GIVEN EXERCISE: Copy the entries below exactly. Images do not belong in the copy.

INPUT:
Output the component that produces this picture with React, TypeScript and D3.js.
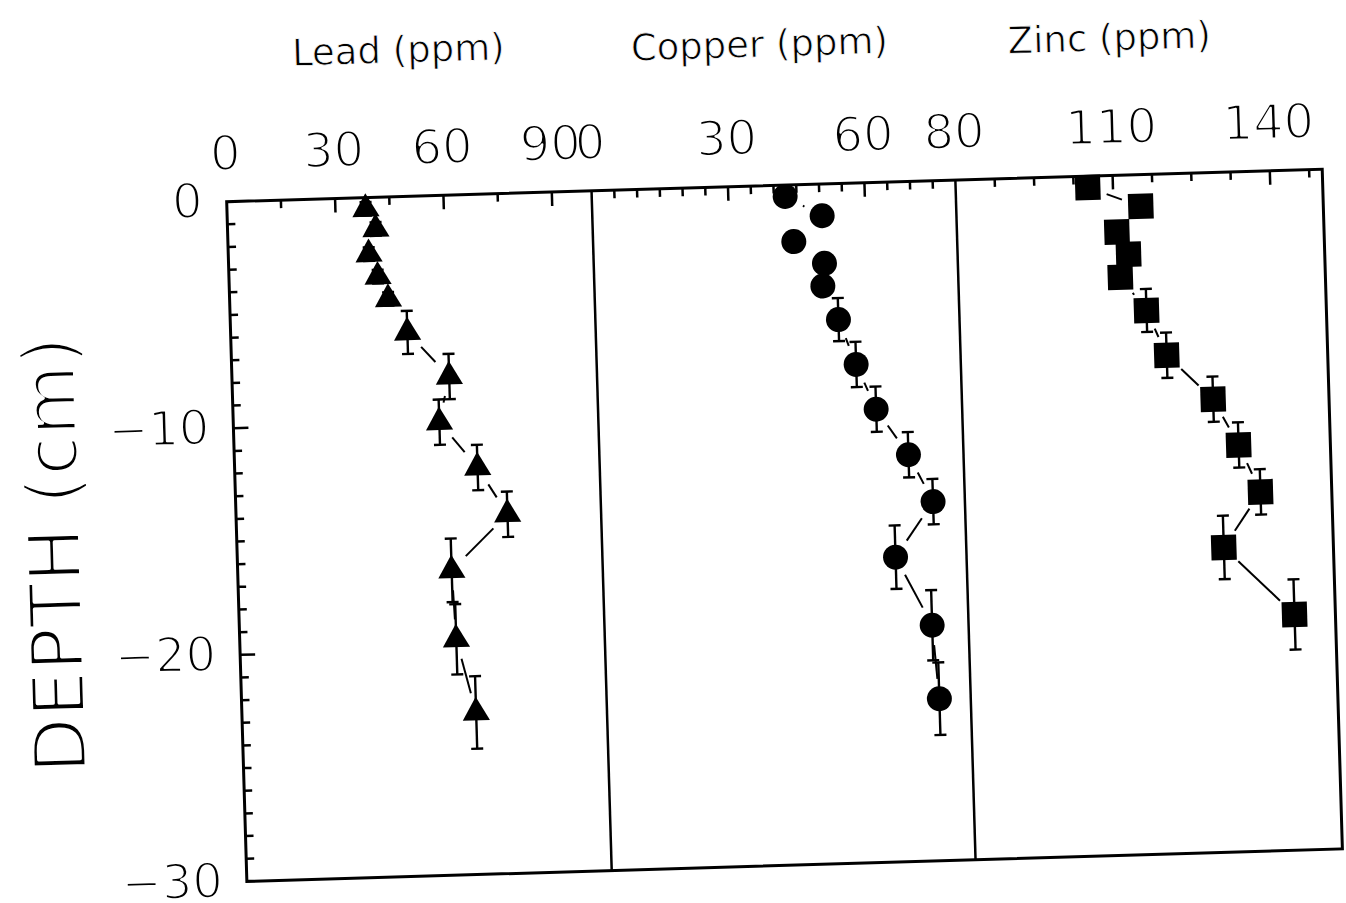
import * as d3 from "d3";

// sample depths (cm, negative = below surface) and half-interval of each sample
const depths = [-0.5, -1.4, -2.5, -3.5, -4.5, -6, -8, -10, -12.05, -14.15, -16.55, -19.6, -22.85];
const depthErr = [0.3, 0.3, 0.3, 0.3, 0.3, 0.95, 1, 1, 1, 1, 1.4, 1.55, 1.6];

const leadPpm = [38.4, 41.0, 38.9, 41.2, 43.9, 48.9, 60.1, 57.0, 67.2, 75.1, 59.2, 59.9, 64.8];
const copperPpm = [42.5, 50.5, 44.1, 50.7, 50.2, 53.4, 57.0, 61.1, 67.9, 73.0, 64.4, 72.0, 73.1];
const zincPpm = [105.2, 115.2, 110.5, 112.6, 110.9, 115.7, 119.3, 127.9, 132.5, 136.4, 129.1, 142.2];

const leadDomain = [0, 101];
const copperDomain = [0, 80];
const zincDomain = [80, 150];

const leadMinor = [15, 45, 75];
const leadMajor = [30, 60, 90];
const leadLabels = [0, 30, 60, 90];
const copperMinor = [5, 10, 15, 20, 25, 35, 40, 45, 50, 55, 65, 70, 75];
const copperMajor = [30, 60];
const copperLabels = [0, 30, 60, 80];
const zincMinor = [87.5, 95, 102.5, 117.5, 125, 132.5, 147.5];
const zincMajor = [110, 140];
const zincLabels = [110, 140];

const depthMinor = d3.range(-1, -30, -1).filter((d) => d % 10 !== 0);
const depthMajor = [-10, -20];
const depthLabels = [0, -10, -20, -30];

const W = 1346;
const H = 903;
// the scanned figure sits a little tilted on the page
const originX = 226.7;
const originY = 201.7;
const tilt = -1.7;
const plotH = 680;
const edges = [0, 365, 729, 1096];
const gap = 20;

const fmt = (v: number) => (v < 0 ? "\u2212" + Math.abs(v) : String(v));

// a white outline drawn over the glyphs thins them to the plotter-pen look
const thin = (w: number) => ({ stroke: "#fff", strokeWidth: w, strokeLinejoin: "round" as const });

const panels = [
  { title: "Lead (ppm)", domain: leadDomain, minor: leadMinor, major: leadMajor, labels: leadLabels, values: leadPpm, symbol: d3.symbolTriangle, size: 320, tx: 176, ty: -134 },
  { title: "Copper (ppm)", domain: copperDomain, minor: copperMinor, major: copperMajor, labels: copperLabels, values: copperPpm, symbol: d3.symbolCircle, size: 490, tx: 537, ty: -129 },
  { title: "Zinc (ppm)", domain: zincDomain, minor: zincMinor, major: zincMajor, labels: zincLabels, values: zincPpm, symbol: d3.symbolSquare, size: 640, tx: 887, ty: -125 },
];

export default function App() {
  const y = d3.scaleLinear().domain([0, -30]).range([0, plotH]);
  const right = edges[edges.length - 1];

  return (
    <svg
      width={W}
      height={H}
      style={{ position: "absolute", left: 0, top: 0, background: "#fff" }}
      fontFamily="'DejaVu Sans', sans-serif"
    >
      <g transform={`translate(${originX},${originY}) rotate(${tilt})`}>
        {/* frame */}
        <rect x={0} y={0} width={right} height={plotH} fill="none" stroke="#000" strokeWidth={3} />
        {edges.slice(1, -1).map((e) => (
          <line key={e} x1={e} x2={e} y1={0} y2={plotH} stroke="#000" strokeWidth={2.5} />
        ))}

        {/* depth axis */}
        {depthMinor.map((d) => (
          <line key={"m" + d} x1={0} x2={8} y1={y(d)} y2={y(d)} stroke="#000" strokeWidth={2.5} />
        ))}
        {depthMajor.map((d) => (
          <line key={"M" + d} x1={0} x2={15} y1={y(d)} y2={y(d)} stroke="#000" strokeWidth={2.5} />
        ))}
        {depthLabels.map((d) => (
          <text key={"l" + d} x={-24} y={y(d) + 15} textAnchor="end" fontSize={48} {...thin(2.2)}>
            {fmt(d)}
          </text>
        ))}
        <text
          transform={`translate(-157,348) rotate(-90)`}
          textAnchor="middle"
          fontSize={73}
          {...thin(3.4)}
        >
          DEPTH (cm)
        </text>

        {panels.map((p, i) => {
          const x = d3.scaleLinear().domain(p.domain).range([edges[i], edges[i + 1]]);
          const pts = p.values.map((v, j) => ({ x: x(v), y: y(depths[j]), e: depthErr[j] }));
          const marker = d3.symbol(p.symbol, p.size)() || "";
          return (
            <g key={p.title}>
              <text x={p.tx} y={p.ty} textAnchor="middle" fontSize={37} {...thin(0.8)}>
                {p.title}
              </text>
              {p.minor.map((t) => (
                <line key={"m" + t} x1={x(t)} x2={x(t)} y1={0} y2={8} stroke="#000" strokeWidth={2.5} />
              ))}
              {p.major.map((t) => (
                <line key={"M" + t} x1={x(t)} x2={x(t)} y1={0} y2={14} stroke="#000" strokeWidth={2.5} />
              ))}
              {p.labels.map((t) => (
                <text key={"l" + t} x={x(t)} y={-32} textAnchor="middle" fontSize={48} {...thin(2.2)}>
                  {t}
                </text>
              ))}
              {/* connecting line, broken around each marker */}
              {pts.slice(1).map((b, j) => {
                const a = pts[j];
                const dx = b.x - a.x;
                const dy = b.y - a.y;
                const len = Math.hypot(dx, dy);
                if (len <= 2 * gap) return null;
                const ux = dx / len;
                const uy = dy / len;
                return (
                  <line
                    key={"s" + j}
                    x1={a.x + ux * gap}
                    y1={a.y + uy * gap}
                    x2={b.x - ux * gap}
                    y2={b.y - uy * gap}
                    stroke="#000"
                    strokeWidth={2}
                  />
                );
              })}
              {/* depth interval bars */}
              {pts.map((d, j) => {
                const y0 = y(depths[j] + d.e);
                const y1 = y(depths[j] - d.e);
                return (
                  <g key={"e" + j} stroke="#000" strokeWidth={2.4}>
                    <line x1={d.x} x2={d.x} y1={y0} y2={y1} />
                    <line x1={d.x - 6} x2={d.x + 6} y1={y0} y2={y0} />
                    <line x1={d.x - 6} x2={d.x + 6} y1={y1} y2={y1} />
                  </g>
                );
              })}
              {pts.map((d, j) => (
                <path key={"p" + j} d={marker} transform={`translate(${d.x},${d.y})`} fill="#000" />
              ))}
            </g>
          );
        })}
      </g>
    </svg>
  );
}
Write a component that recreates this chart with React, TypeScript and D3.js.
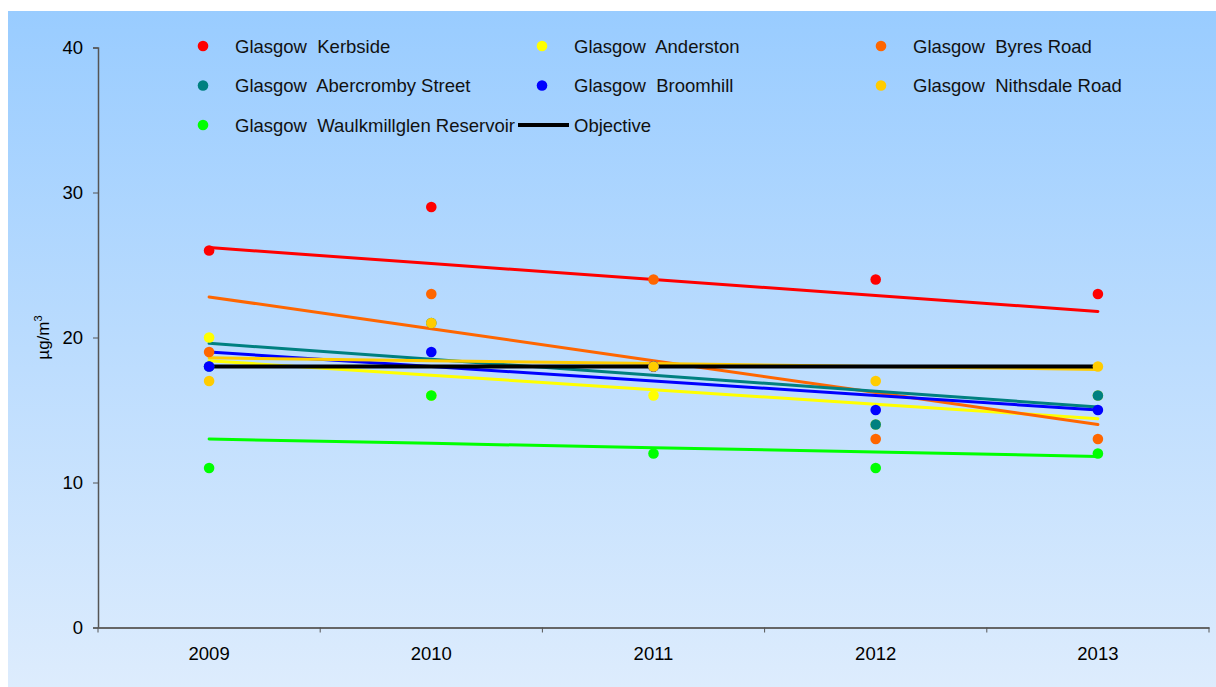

REPLY TO THE EXERCISE:
Output the component that produces this picture with React, TypeScript and D3.js.
import * as d3 from "d3";

// sample depths (cm, negative = below surface) and half-interval of each sample
const depths = [-0.5, -1.4, -2.5, -3.5, -4.5, -6, -8, -10, -12.05, -14.15, -16.55, -19.6, -22.85];
const depthErr = [0.3, 0.3, 0.3, 0.3, 0.3, 0.95, 1, 1, 1, 1, 1.4, 1.55, 1.6];

const leadPpm = [38.4, 41.0, 38.9, 41.2, 43.9, 48.9, 60.1, 57.0, 67.2, 75.1, 59.2, 59.9, 64.8];
const copperPpm = [42.5, 50.5, 44.1, 50.7, 50.2, 53.4, 57.0, 61.1, 67.9, 73.0, 64.4, 72.0, 73.1];
const zincPpm = [105.2, 115.2, 110.5, 112.6, 110.9, 115.7, 119.3, 127.9, 132.5, 136.4, 129.1, 142.2];

const leadDomain = [0, 101];
const copperDomain = [0, 80];
const zincDomain = [80, 150];

const leadMinor = [15, 45, 75];
const leadMajor = [30, 60, 90];
const leadLabels = [0, 30, 60, 90];
const copperMinor = [5, 10, 15, 20, 25, 35, 40, 45, 50, 55, 65, 70, 75];
const copperMajor = [30, 60];
const copperLabels = [0, 30, 60, 80];
const zincMinor = [87.5, 95, 102.5, 117.5, 125, 132.5, 147.5];
const zincMajor = [110, 140];
const zincLabels = [110, 140];

const depthMinor = d3.range(-1, -30, -1).filter((d) => d % 10 !== 0);
const depthMajor = [-10, -20];
const depthLabels = [0, -10, -20, -30];

const W = 1346;
const H = 903;
// the scanned figure sits a little tilted on the page
const originX = 226.7;
const originY = 201.7;
const tilt = -1.7;
const plotH = 680;
const edges = [0, 365, 729, 1096];
const gap = 20;

const fmt = (v: number) => (v < 0 ? "\u2212" + Math.abs(v) : String(v));

// a white outline drawn over the glyphs thins them to the plotter-pen look
const thin = (w: number) => ({ stroke: "#fff", strokeWidth: w, strokeLinejoin: "round" as const });

const panels = [
  { title: "Lead (ppm)", domain: leadDomain, minor: leadMinor, major: leadMajor, labels: leadLabels, values: leadPpm, symbol: d3.symbolTriangle, size: 320, tx: 176, ty: -134 },
  { title: "Copper (ppm)", domain: copperDomain, minor: copperMinor, major: copperMajor, labels: copperLabels, values: copperPpm, symbol: d3.symbolCircle, size: 490, tx: 537, ty: -129 },
  { title: "Zinc (ppm)", domain: zincDomain, minor: zincMinor, major: zincMajor, labels: zincLabels, values: zincPpm, symbol: d3.symbolSquare, size: 640, tx: 887, ty: -125 },
];

export default function App() {
  const y = d3.scaleLinear().domain([0, -30]).range([0, plotH]);
  const right = edges[edges.length - 1];

  return (
    <svg
      width={W}
      height={H}
      style={{ position: "absolute", left: 0, top: 0, background: "#fff" }}
      fontFamily="'DejaVu Sans', sans-serif"
    >
      <g transform={`translate(${originX},${originY}) rotate(${tilt})`}>
        {/* frame */}
        <rect x={0} y={0} width={right} height={plotH} fill="none" stroke="#000" strokeWidth={3} />
        {edges.slice(1, -1).map((e) => (
          <line key={e} x1={e} x2={e} y1={0} y2={plotH} stroke="#000" strokeWidth={2.5} />
        ))}

        {/* depth axis */}
        {depthMinor.map((d) => (
          <line key={"m" + d} x1={0} x2={8} y1={y(d)} y2={y(d)} stroke="#000" strokeWidth={2.5} />
        ))}
        {depthMajor.map((d) => (
          <line key={"M" + d} x1={0} x2={15} y1={y(d)} y2={y(d)} stroke="#000" strokeWidth={2.5} />
        ))}
        {depthLabels.map((d) => (
          <text key={"l" + d} x={-24} y={y(d) + 15} textAnchor="end" fontSize={48} {...thin(2.2)}>
            {fmt(d)}
          </text>
        ))}
        <text
          transform={`translate(-157,348) rotate(-90)`}
          textAnchor="middle"
          fontSize={73}
          {...thin(3.4)}
        >
          DEPTH (cm)
        </text>

        {panels.map((p, i) => {
          const x = d3.scaleLinear().domain(p.domain).range([edges[i], edges[i + 1]]);
          const pts = p.values.map((v, j) => ({ x: x(v), y: y(depths[j]), e: depthErr[j] }));
          const marker = d3.symbol(p.symbol, p.size)() || "";
          return (
            <g key={p.title}>
              <text x={p.tx} y={p.ty} textAnchor="middle" fontSize={37} {...thin(0.8)}>
                {p.title}
              </text>
              {p.minor.map((t) => (
                <line key={"m" + t} x1={x(t)} x2={x(t)} y1={0} y2={8} stroke="#000" strokeWidth={2.5} />
              ))}
              {p.major.map((t) => (
                <line key={"M" + t} x1={x(t)} x2={x(t)} y1={0} y2={14} stroke="#000" strokeWidth={2.5} />
              ))}
              {p.labels.map((t) => (
                <text key={"l" + t} x={x(t)} y={-32} textAnchor="middle" fontSize={48} {...thin(2.2)}>
                  {t}
                </text>
              ))}
              {/* connecting line, broken around each marker */}
              {pts.slice(1).map((b, j) => {
                const a = pts[j];
                const dx = b.x - a.x;
                const dy = b.y - a.y;
                const len = Math.hypot(dx, dy);
                if (len <= 2 * gap) return null;
                const ux = dx / len;
                const uy = dy / len;
                return (
                  <line
                    key={"s" + j}
                    x1={a.x + ux * gap}
                    y1={a.y + uy * gap}
                    x2={b.x - ux * gap}
                    y2={b.y - uy * gap}
                    stroke="#000"
                    strokeWidth={2}
                  />
                );
              })}
              {/* depth interval bars */}
              {pts.map((d, j) => {
                const y0 = y(depths[j] + d.e);
                const y1 = y(depths[j] - d.e);
                return (
                  <g key={"e" + j} stroke="#000" strokeWidth={2.4}>
                    <line x1={d.x} x2={d.x} y1={y0} y2={y1} />
                    <line x1={d.x - 6} x2={d.x + 6} y1={y0} y2={y0} />
                    <line x1={d.x - 6} x2={d.x + 6} y1={y1} y2={y1} />
                  </g>
                );
              })}
              {pts.map((d, j) => (
                <path key={"p" + j} d={marker} transform={`translate(${d.x},${d.y})`} fill="#000" />
              ))}
            </g>
          );
        })}
      </g>
    </svg>
  );
}
Write a component that recreates this chart with React, TypeScript and D3.js.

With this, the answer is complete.